Hanifee is currently ranked by MLB.com as the Orioles’ 18th-best prospect. He moved up to as high as No. 10 early on his career but said he feels this offseason will push him back up to where he belongs.
“I’m excited to see how the year unfolds for him,” Martin said. “He was able to get to the point he is now without much more than his knowledge of pitching, his raw ability and a very good two-seam sinker. Those aspects have only continued to improve, but he has added two more pitches to his slider and change-up. He is going to turn a lot of heads.”
Hanifee said that he also switched up his diet a bit during the offseason, focusing more on cooking as he learned the importance of healthy meals and nutrition consistently.
Combine that with his specific work in improving his arsenal as a pitcher and the former Knights standout said it’s provided him the boost needed to get back on track in 2020.
“I think this was the best offseason I’ve had so far,” Hanifee said. “I kind of had a vague plan going in the first couple of years, just targeting general strength and stuff like that. This year, we really sat down and figured out what we wanted to go after it. I had a couple of really good years, my first couple of seasons were really solid. Last year, I had some struggles at times. So I just got on the mound more often and tried to figure some pitch development stuff out while maintaining strength and gaining a little more.”
Entering his fourth season in the O’s minor league system, Hanifee said he’ll head to Sarasota, Florida this weekend — he’ll break it up into a two-day trip — to begin spring training.

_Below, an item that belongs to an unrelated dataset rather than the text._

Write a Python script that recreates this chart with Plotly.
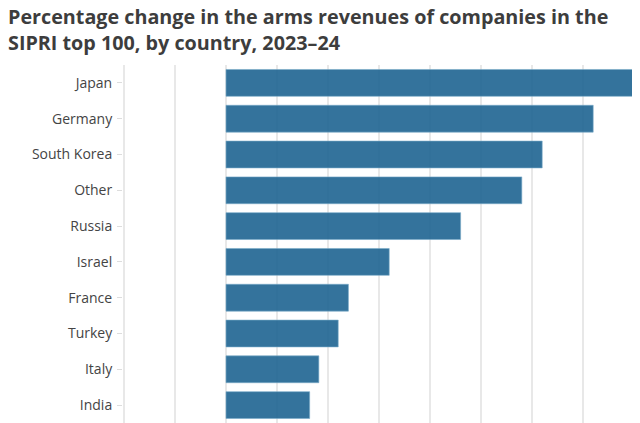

He said it’s a moment that won’t be nearly as overwhelming as in past years.
“The first couple of years, I took Spring Training a little bit too seriously,” Hanifee said. “It’s individualized. You get a month and a half to get yourself ready. It’s about what you need to do to get yourself ready. I’m kind of learning that as I go. It’s definitely helped to have a couple of years of doing that and to know what I need to do to get ready.”
Hanifee added: "My confidence is pretty high right now. I really feel like I’ve put in the work to go have a successful season. I’m just excited to get down there and start competing again and seeing how my stuff plays. Hopefully, all the hard work pays off.”

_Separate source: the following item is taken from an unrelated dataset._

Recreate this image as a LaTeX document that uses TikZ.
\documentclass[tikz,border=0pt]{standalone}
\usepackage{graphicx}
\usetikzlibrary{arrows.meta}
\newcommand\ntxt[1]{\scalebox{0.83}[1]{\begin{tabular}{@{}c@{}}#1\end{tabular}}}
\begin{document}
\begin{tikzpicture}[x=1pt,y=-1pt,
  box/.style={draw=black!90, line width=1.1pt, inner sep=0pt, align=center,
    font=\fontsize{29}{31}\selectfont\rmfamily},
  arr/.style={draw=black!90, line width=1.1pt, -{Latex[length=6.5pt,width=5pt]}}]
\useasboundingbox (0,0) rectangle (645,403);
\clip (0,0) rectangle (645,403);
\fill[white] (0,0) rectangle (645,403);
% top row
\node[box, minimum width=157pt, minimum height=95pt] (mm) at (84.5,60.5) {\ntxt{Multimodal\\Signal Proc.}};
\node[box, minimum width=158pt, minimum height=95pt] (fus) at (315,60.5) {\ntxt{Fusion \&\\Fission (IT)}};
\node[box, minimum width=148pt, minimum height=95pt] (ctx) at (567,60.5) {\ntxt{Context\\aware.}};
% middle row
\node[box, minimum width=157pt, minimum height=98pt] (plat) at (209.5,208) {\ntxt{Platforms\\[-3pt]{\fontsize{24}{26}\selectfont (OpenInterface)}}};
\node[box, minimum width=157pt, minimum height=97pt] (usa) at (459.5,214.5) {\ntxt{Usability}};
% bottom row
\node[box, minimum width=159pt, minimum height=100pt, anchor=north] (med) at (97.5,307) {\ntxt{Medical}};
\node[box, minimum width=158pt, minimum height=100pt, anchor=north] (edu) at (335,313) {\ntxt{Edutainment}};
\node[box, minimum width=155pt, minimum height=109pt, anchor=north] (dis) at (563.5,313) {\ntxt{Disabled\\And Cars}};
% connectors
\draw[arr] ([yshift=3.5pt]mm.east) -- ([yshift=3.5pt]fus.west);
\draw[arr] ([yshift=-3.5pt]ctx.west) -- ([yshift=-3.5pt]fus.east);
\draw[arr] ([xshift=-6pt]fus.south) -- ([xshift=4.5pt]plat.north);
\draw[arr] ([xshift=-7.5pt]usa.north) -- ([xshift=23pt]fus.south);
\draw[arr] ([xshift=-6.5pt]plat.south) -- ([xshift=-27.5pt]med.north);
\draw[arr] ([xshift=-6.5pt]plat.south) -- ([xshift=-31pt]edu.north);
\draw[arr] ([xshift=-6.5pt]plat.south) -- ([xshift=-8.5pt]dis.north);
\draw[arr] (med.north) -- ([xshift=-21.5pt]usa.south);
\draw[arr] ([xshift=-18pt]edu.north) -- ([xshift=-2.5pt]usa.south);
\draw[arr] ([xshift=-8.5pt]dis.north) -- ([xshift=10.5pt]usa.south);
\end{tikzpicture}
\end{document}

As he gets ready for the start of the 2020 season, which will likely be with Frederick on April 9 at the Fayetteville Woodpeckers, he thought back to the highs and lows of 2019.
The setbacks he faced help him learn, he said, but having friends, family and members of Rawley Springs, Bridgewater and the surrounding communities constantly around got him through.
Now, he’ll suit up to chase his dream once again with those same folks around.
“The support has been awesome,” Hanifee said. “I enjoy being back here in the offseason and I’m looking forward to getting going again and making it happen.”